Excerpt from a dataset:
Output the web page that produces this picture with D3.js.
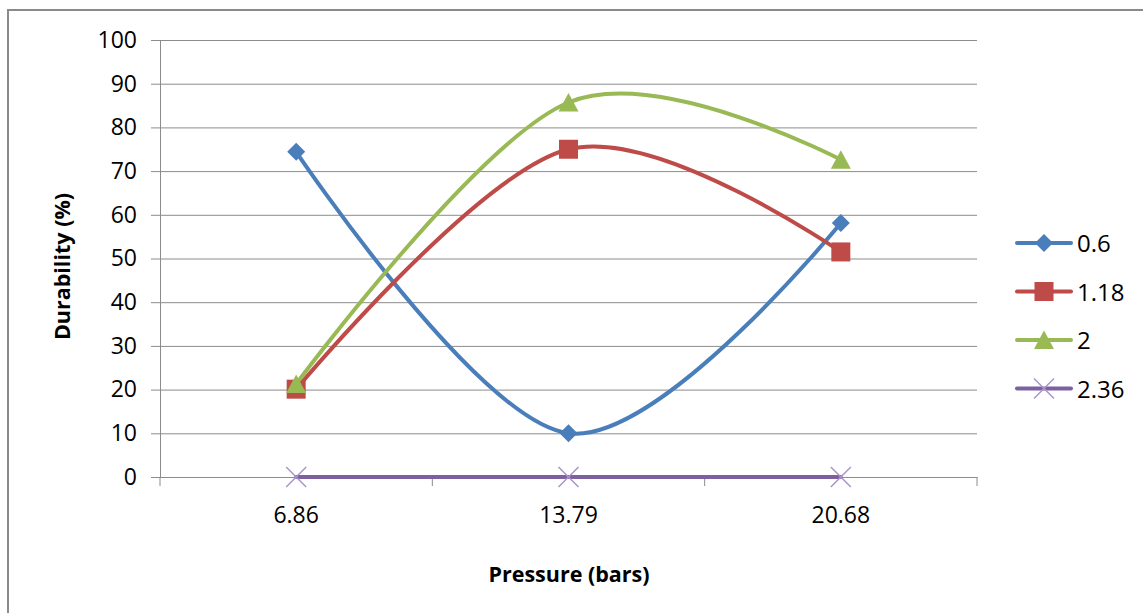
<!DOCTYPE html>
<html>
<head>
<meta charset="utf-8">
<script src="https://cdn.jsdelivr.net/npm/d3@7"></script>
<style>
  body { margin: 0; background: #fff; }
  text { font-family: "Open Sans", sans-serif; fill: #000; }
</style>
</head>
<body>
<div id="chart"></div>
<script>
// chart data
var pressures = ["6.86", "13.79", "20.68"];
var seriesNames = ["0.6", "1.18", "2", "2.36"];
var values06 = [74.4, 10, 58.1];
var values118 = [20.1, 75, 51.5];
var values2 = [21.3, 85.7, 72.6];
var values236 = [0, 0, 0];
var yTicks = [0, 10, 20, 30, 40, 50, 60, 70, 80, 90, 100];

var colors = ["#4A7EBB", "#BE4B48", "#98B954", "#7D60A0"];
var markers = ["diamond", "square", "triangle", "cross"];
var allValues = [values06, values118, values2, values236];

function drawChart() {
  var width = 1143;
  var height = 613;
  var left = 160, right = 977, top = 40, bottom = 477;

  var svg = d3.select("#chart")
    .append("svg")
    .attr("width", width)
    .attr("height", height);

  // outer chart border (runs off the right and bottom of the picture)
  svg.append("rect")
    .attr("x", 8).attr("y", 10)
    .attr("width", 1300).attr("height", 800)
    .attr("fill", "none")
    .attr("stroke", "#8a8a8a")
    .attr("stroke-width", 2);

  var xScale = d3.scaleBand()
    .domain(pressures)
    .range([left, right]);

  var yScale = d3.scaleLinear()
    .domain([0, 100])
    .range([bottom, top]);

  // gridlines
  var grid = svg.append("g")
    .attr("transform", "translate(" + left + ",0)")
    .call(d3.axisLeft(yScale).tickValues(yTicks).tickSize(-(right - left)).tickFormat(""));
  grid.select(".domain").remove();
  grid.selectAll("line").attr("stroke", "#8c8c8c").attr("stroke-width", 1);

  // y axis
  var yAxis = svg.append("g")
    .attr("transform", "translate(" + left + ",0)")
    .call(d3.axisLeft(yScale).tickValues(yTicks).tickSize(9).tickPadding(14).tickSizeOuter(0));
  yAxis.select(".domain").attr("stroke", "#8c8c8c");
  yAxis.selectAll("line").attr("stroke", "#8c8c8c");
  yAxis.selectAll("text")
    .style("font-size", "23px")
    .style("font-family", "'Open Sans', sans-serif")
    .attr("fill", "#000");

  // x axis: labels centred in each band, tick marks on band edges
  var xAxis = svg.append("g")
    .attr("transform", "translate(0," + bottom + ")")
    .call(d3.axisBottom(xScale).tickSize(0).tickPadding(30).tickSizeOuter(0));
  xAxis.select(".domain").attr("stroke", "#8c8c8c");
  xAxis.selectAll("text")
    .style("font-size", "23px")
    .style("font-family", "'Open Sans', sans-serif")
    .attr("fill", "#000");

  var edges = pressures.map(function(p) { return xScale(p); });
  edges.push(xScale(pressures[pressures.length - 1]) + xScale.bandwidth());
  svg.append("g").selectAll("line")
    .data(edges)
    .enter()
    .append("line")
    .attr("x1", d => d).attr("x2", d => d)
    .attr("y1", bottom).attr("y2", bottom + 9)
    .attr("stroke", "#8c8c8c");

  // axis titles
  svg.append("text")
    .attr("x", 569)
    .attr("y", 582)
    .attr("text-anchor", "middle")
    .style("font-size", "21.5px")
    .style("font-weight", "bold")
    .text("Pressure (bars)");

  svg.append("text")
    .attr("transform", "translate(70," + ((top + bottom) / 2 + 8) + ") rotate(-90)")
    .attr("text-anchor", "middle")
    .style("font-size", "21.5px")
    .style("font-weight", "bold")
    .text("Durability (%)");

  function cx(i) { return xScale(pressures[i]) + xScale.bandwidth() / 2; }

  var line = d3.line()
    .x((d, i) => cx(i))
    .y(d => yScale(d))
    .curve(d3.curveCardinal.tension(0));

  function drawMarker(g, type, color) {
    if (type == "diamond") {
      g.append("path").attr("d", "M0,-9L9,0L0,9L-9,0Z").attr("fill", color);
    } else if (type == "square") {
      g.append("rect").attr("x", -9.5).attr("y", -9.5).attr("width", 19).attr("height", 19).attr("fill", color);
    } else if (type == "triangle") {
      g.append("path").attr("d", "M0,-9.5L10,9L-10,9Z").attr("fill", color);
    } else {
      g.append("path").attr("d", "M-10,-10L10,10M-10,10L10,-10")
        .attr("stroke", "#A996C8").attr("stroke-width", 1.5).attr("fill", "none");
    }
  }

  allValues.forEach(function(vals, s) {
    svg.append("path")
      .datum(vals)
      .attr("d", line)
      .attr("fill", "none")
      .attr("stroke", colors[s])
      .attr("stroke-width", 4)
      .attr("stroke-linecap", "round");

    vals.forEach(function(v, i) {
      var g = svg.append("g").attr("transform", "translate(" + cx(i) + "," + yScale(v) + ")");
      drawMarker(g, markers[s], colors[s]);
    });
  });

  // legend
  var legend = svg.append("g");
  seriesNames.forEach(function(name, s) {
    var ly = 243 + s * 48.5;
    legend.append("line")
      .attr("x1", 1017).attr("x2", 1071)
      .attr("y1", ly).attr("y2", ly)
      .attr("stroke", colors[s])
      .attr("stroke-width", 4)
      .attr("stroke-linecap", "round");
    var g = legend.append("g").attr("transform", "translate(1044," + ly + ")");
    drawMarker(g, markers[s], colors[s]);
    legend.append("text")
      .attr("x", 1077)
      .attr("y", ly + 9)
      .style("font-size", "24px")
      .text(name);
  });
}

drawChart();
</script>
</body>
</html>
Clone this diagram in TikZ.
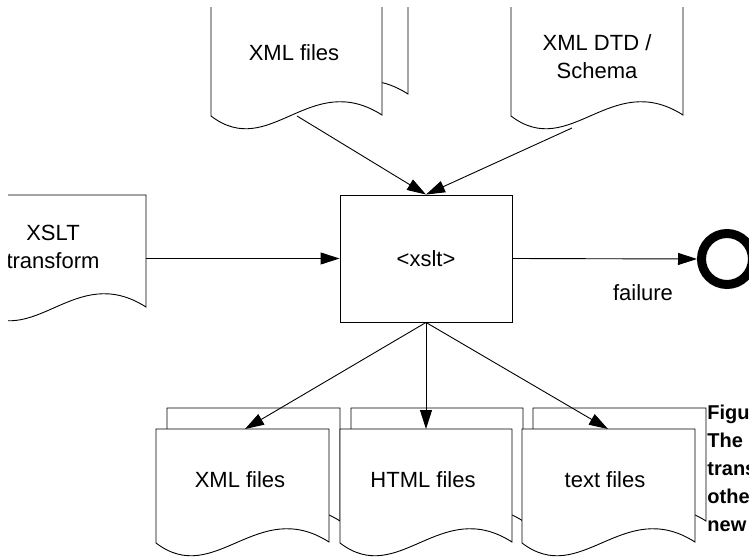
\documentclass[tikz,border=0pt]{standalone}
\usepackage{fontspec}
\setmainfont{Liberation Sans}
\usepackage{tikz}
\usetikzlibrary{arrows.meta}

% a sheet with a wavy bottom: left x, top y, width, left height
\newcommand*\docpage[4]{%
  \draw[fill=white] (#1,#2) -- (#1,#2+#4)
    .. controls +(59,45) and +(-72,-46) .. ++(#3,-1)
    -- (#1+#3,#2) -- cycle;%
}

\begin{document}
\begin{tikzpicture}[x=1pt, y=-1pt, line width=0.9pt,
  >={Triangle[length=19pt,width=12pt]},
  font=\fontsize{22}{28}\selectfont]

\useasboundingbox (0,0) rectangle (749,559);
\clip (8,8) rectangle (749,559);

% inputs
\docpage{237}{-31}{171}{126}
\docpage{211}{-10}{171}{126}
\docpage{511}{-10}{172}{126}
\docpage{-25}{195}{171}{113}

% outputs
\docpage{167}{408}{173}{114}
\docpage{156}{429}{173}{114}
\docpage{351}{408}{172}{114}
\docpage{340}{429}{172}{114}
\docpage{533}{408}{173}{114}
\docpage{522}{429}{173}{114}

\node (xmlin) at (294,53) {XML files};
\node[align=center] (schema) at (597,57) {XML DTD /\\Schema};
\node[align=center] (xsltdoc) at (53,247) {XSLT\\transform};

\node[draw, minimum width=172pt, minimum height=127pt] (xslt) at (426,258.5) {<xslt>};
\node[draw, circle, line width=9pt, minimum size=51pt, inner sep=0pt] (fail) at (727,259) {};
\node (failtext) at (643,293) {failure};

\node (xmlout) at (240,480) {XML files};
\node (htmlout) at (423,480) {HTML files};
\node (textout) at (605,480) {text files};

\coordinate (xmlin-out) at (297,116);
\coordinate (schema-out) at (572,128);
\coordinate (xsltdoc-out) at (146,258.5);
\coordinate (xmlout-in) at (245,429);
\coordinate (htmlout-in) at (426,429);
\coordinate (textout-in) at (608,429);

\draw[->] (xmlin-out) -- (xslt.north);
\draw[->] (schema-out) -- (xslt.north);
\draw[->] (xsltdoc-out) -- (xslt.west);
\draw[->] (xslt.east) -- (fail.west);
\draw[->] (xslt.south) -- (xmlout-in);
\draw[->] (xslt.south) -- (htmlout-in);
\draw[->] (xslt.south) -- (textout-in);

\node[anchor=north west, inner sep=0pt, align=left,
  font=\fontsize{20}{28}\selectfont\bfseries] (caption) at (707,405)
  {Figu\\The\\trans\\othe\\new};
\end{tikzpicture}
\end{document}
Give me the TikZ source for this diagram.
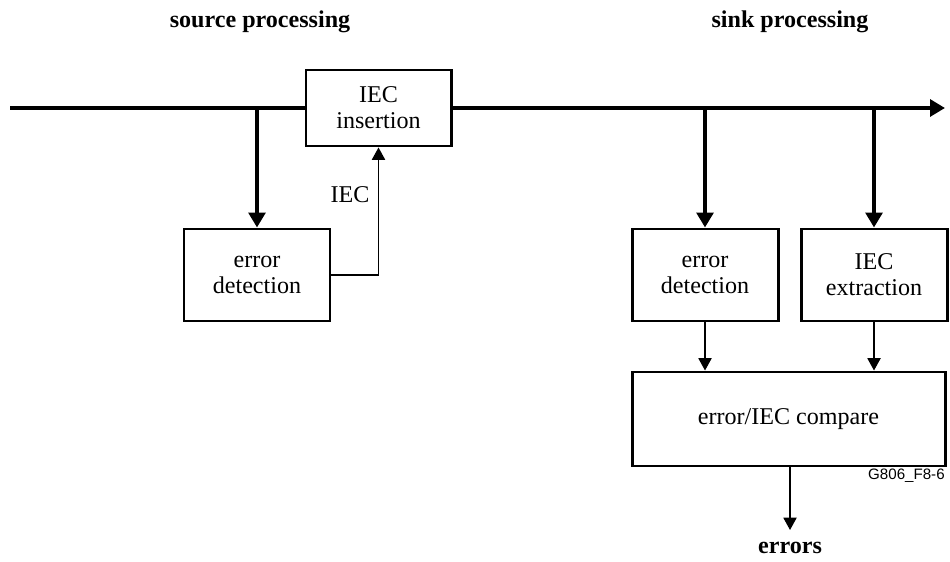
\documentclass[tikz,border=0pt]{standalone}
\usepackage{fontspec}
\setmainfont{Liberation Serif}
\newfontfamily\labelsans{Liberation Sans}
\usepackage{tikz}
\usetikzlibrary{arrows.meta, positioning, calc}

\tikzset{
    blk/.style={draw, line width=1.7pt, fill=white, minimum width=2.92cm, minimum height=1.84cm, align=center, font=\fontsize{13.7}{14.8}\selectfont},
    bus/.style={line width=2.8pt},
    busarrow/.style={line width=2.8pt, -{Triangle[length=8.5pt, width=9.5pt]}},
    sig/.style={line width=0.75pt, -{Triangle[length=7pt, width=7.5pt]}},
    heading/.style={font=\fontsize{13.7}{15}\selectfont\bfseries}
}

\begin{document}
\begin{tikzpicture}
    \useasboundingbox (0,0) rectangle (19,-11.24);

    % Headings
    \node[heading] (srchead) at (5.2,-0.44) {source processing};
    \node[heading] (snkhead) at (15.8,-0.44) {sink processing};

    % Source side
    \node[blk, minimum width=2.9cm, minimum height=1.52cm] (ins) at (7.57,-2.16) {IEC\\insertion};
    \node[blk] (detL) at (5.14,-5.5) {error\\detection};

    % Sink side
    \node[blk] (detR) at (14.1,-5.5) {error\\detection};
    \node[blk] (ext) at (17.48,-5.5) {IEC\\extraction};
    \node[blk, minimum width=6.26cm, minimum height=1.88cm] (cmp) at (15.77,-8.38) {error/IEC compare};

    % Main signal
    \coordinate (start) at (0.2,-2.16);
    \coordinate (finish) at (18.9,-2.16);
    \draw[bus] (start) -- (ins.west);
    \draw[busarrow] (ins.east) -- (finish);

    % Taps
    \draw[busarrow] (detL.north |- start) -- (detL.north);
    \draw[busarrow] (detR.north |- start) -- (detR.north);
    \draw[busarrow] (ext.north |- start) -- (ext.north);

    % Thin connectors
    \draw[sig] (detL.east) -| (ins.south);
    \node[font=\fontsize{13.7}{15}\selectfont] (ieclbl) at (7.0,-3.9) {IEC};
    \draw[sig] (detR.south) -- (detR.south |- cmp.north);
    \draw[sig] (ext.south) -- (ext.south |- cmp.north);

    \coordinate (out) at (15.8,-10.6);
    \draw[sig] (cmp.south -| out) -- (out);
    \node[heading] (errs) at (15.8,-10.96) {errors};

    % Figure tag
    \node[anchor=east, inner sep=0pt, font=\labelsans\fontsize{8.6}{10}\selectfont] (tag) at (18.9,-9.52) {G806\_F8-6};
\end{tikzpicture}
\end{document}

_Task description_
Leave out the pictures and give again exactly the lines from the one with "Clone this diagram in TikZ." through the one with "(textout-in) at (608,429);", and no others.

_Solution to this task_
Clone this diagram in TikZ.
\documentclass[tikz,border=0pt]{standalone}
\usepackage{fontspec}
\setmainfont{Liberation Sans}
\usepackage{tikz}
\usetikzlibrary{arrows.meta}

% a sheet with a wavy bottom: left x, top y, width, left height
\newcommand*\docpage[4]{%
  \draw[fill=white] (#1,#2) -- (#1,#2+#4)
    .. controls +(59,45) and +(-72,-46) .. ++(#3,-1)
    -- (#1+#3,#2) -- cycle;%
}

\begin{document}
\begin{tikzpicture}[x=1pt, y=-1pt, line width=0.9pt,
  >={Triangle[length=19pt,width=12pt]},
  font=\fontsize{22}{28}\selectfont]

\useasboundingbox (0,0) rectangle (749,559);
\clip (8,8) rectangle (749,559);

% inputs
\docpage{237}{-31}{171}{126}
\docpage{211}{-10}{171}{126}
\docpage{511}{-10}{172}{126}
\docpage{-25}{195}{171}{113}

% outputs
\docpage{167}{408}{173}{114}
\docpage{156}{429}{173}{114}
\docpage{351}{408}{172}{114}
\docpage{340}{429}{172}{114}
\docpage{533}{408}{173}{114}
\docpage{522}{429}{173}{114}

\node (xmlin) at (294,53) {XML files};
\node[align=center] (schema) at (597,57) {XML DTD /\\Schema};
\node[align=center] (xsltdoc) at (53,247) {XSLT\\transform};

\node[draw, minimum width=172pt, minimum height=127pt] (xslt) at (426,258.5) {<xslt>};
\node[draw, circle, line width=9pt, minimum size=51pt, inner sep=0pt] (fail) at (727,259) {};
\node (failtext) at (643,293) {failure};

\node (xmlout) at (240,480) {XML files};
\node (htmlout) at (423,480) {HTML files};
\node (textout) at (605,480) {text files};

\coordinate (xmlin-out) at (297,116);
\coordinate (schema-out) at (572,128);
\coordinate (xsltdoc-out) at (146,258.5);
\coordinate (xmlout-in) at (245,429);
\coordinate (htmlout-in) at (426,429);
\coordinate (textout-in) at (608,429);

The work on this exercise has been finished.